- [Goal] Starting with the first line of the listing, quote each line exactly until and including the one with "width=3.88cm, minimum height=1.52cm]", leaving pictures out.

- [Data lines]
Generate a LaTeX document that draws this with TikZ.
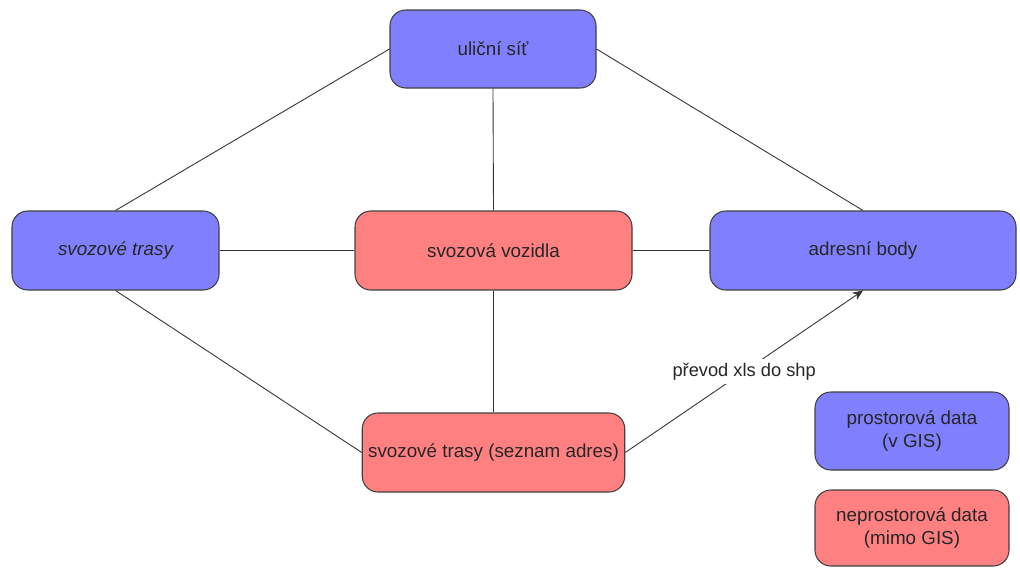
\documentclass[tikz,border=0pt]{standalone}
\usepackage{fontspec}
\setmainfont{Liberation Sans}
\usepackage{tikz}
\usetikzlibrary{arrows.meta, positioning}

\definecolor{gisblue}{RGB}{128,128,255}
\definecolor{gisred}{RGB}{255,128,128}

\begin{document}
\begin{tikzpicture}[
  spatial/.style={draw=black!75, rounded corners=9pt, fill=gisblue, align=center, font=\fontsize{10.7}{12.8}\selectfont, text=black!85, line width=0.6pt},
  nonspatial/.style={draw=black!75, rounded corners=9pt, fill=gisred, align=center, font=\fontsize{10.7}{12.8}\selectfont, text=black!85, line width=0.6pt},
  link/.style={draw=black!80, line width=0.5pt},
  arrow/.style={-{Stealth[length=6pt,width=5pt]}, draw=black!80, line width=0.5pt}
]
\useasboundingbox (0,0) rectangle (20.4,-11.36);

\node[spatial, minimum width=4.12cm, minimum height=1.56cm]    (ulice)   at (9.86,-0.98)  {uliční síť};
\node[spatial, minimum width=4.14cm, minimum height=1.58cm]    (trasy)   at (2.31,-5.01)  {\itshape svozové trasy};
\node[nonspatial, minimum width=5.54cm, minimum height=1.58cm]  (vozidla) at (9.87,-5.01)  {svozová vozidla};
\node[spatial, minimum width=6.12cm, minimum height=1.58cm]    (adresy)  at (17.26,-5.01) {adresní body};
\node[nonspatial, minimum width=5.22cm, minimum height=1.58cm]  (seznam)  at (9.87,-9.05)  {svozové trasy (seznam adres)};

\node[spatial, minimum width=3.88cm, minimum height=1.56cm]    (legspat) at (18.24,-8.62) {prostorová data\\(v GIS)};
\node[nonspatial, minimum width=3.88cm, minimum height=1.52cm]  (legnon)  at (18.24,-10.56){neprostorová data\\(mimo GIS)};

\draw[link] (ulice.west)   -- (trasy.north);
\draw[link] (ulice.east)   -- (adresy.north);
\draw[link] (ulice.south)  -- (vozidla.north);
\draw[link] (trasy.east)   -- (vozidla.west);
\draw[link] (vozidla.east) -- (adresy.west);
\draw[link] (trasy.south)  -- (seznam.west);
\draw[link] (vozidla.south) -- (seznam.north);
\draw[arrow] (seznam.east) -- node[pos=0.5, fill=white, inner sep=2pt, font=\fontsize{10.4}{12}\selectfont, text=black!85] (prevod) {převod xls do shp} (adresy.south);

\end{tikzpicture}
\end{document}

- [Written reply]
Generate a LaTeX document that draws this with TikZ.
\documentclass[tikz,border=0pt]{standalone}
\usepackage{fontspec}
\setmainfont{Liberation Sans}
\usepackage{tikz}
\usetikzlibrary{arrows.meta, positioning}

\definecolor{gisblue}{RGB}{128,128,255}
\definecolor{gisred}{RGB}{255,128,128}

\begin{document}
\begin{tikzpicture}[
  spatial/.style={draw=black!75, rounded corners=9pt, fill=gisblue, align=center, font=\fontsize{10.7}{12.8}\selectfont, text=black!85, line width=0.6pt},
  nonspatial/.style={draw=black!75, rounded corners=9pt, fill=gisred, align=center, font=\fontsize{10.7}{12.8}\selectfont, text=black!85, line width=0.6pt},
  link/.style={draw=black!80, line width=0.5pt},
  arrow/.style={-{Stealth[length=6pt,width=5pt]}, draw=black!80, line width=0.5pt}
]
\useasboundingbox (0,0) rectangle (20.4,-11.36);

\node[spatial, minimum width=4.12cm, minimum height=1.56cm]    (ulice)   at (9.86,-0.98)  {uliční síť};
\node[spatial, minimum width=4.14cm, minimum height=1.58cm]    (trasy)   at (2.31,-5.01)  {\itshape svozové trasy};
\node[nonspatial, minimum width=5.54cm, minimum height=1.58cm]  (vozidla) at (9.87,-5.01)  {svozová vozidla};
\node[spatial, minimum width=6.12cm, minimum height=1.58cm]    (adresy)  at (17.26,-5.01) {adresní body};
\node[nonspatial, minimum width=5.22cm, minimum height=1.58cm]  (seznam)  at (9.87,-9.05)  {svozové trasy (seznam adres)};

\node[spatial, minimum width=3.88cm, minimum height=1.56cm]    (legspat) at (18.24,-8.62) {prostorová data\\(v GIS)};
\node[nonspatial, minimum width=3.88cm, minimum height=1.52cm]  (legnon)  at (18.24,-10.56){neprostorová data\\(mimo GIS)};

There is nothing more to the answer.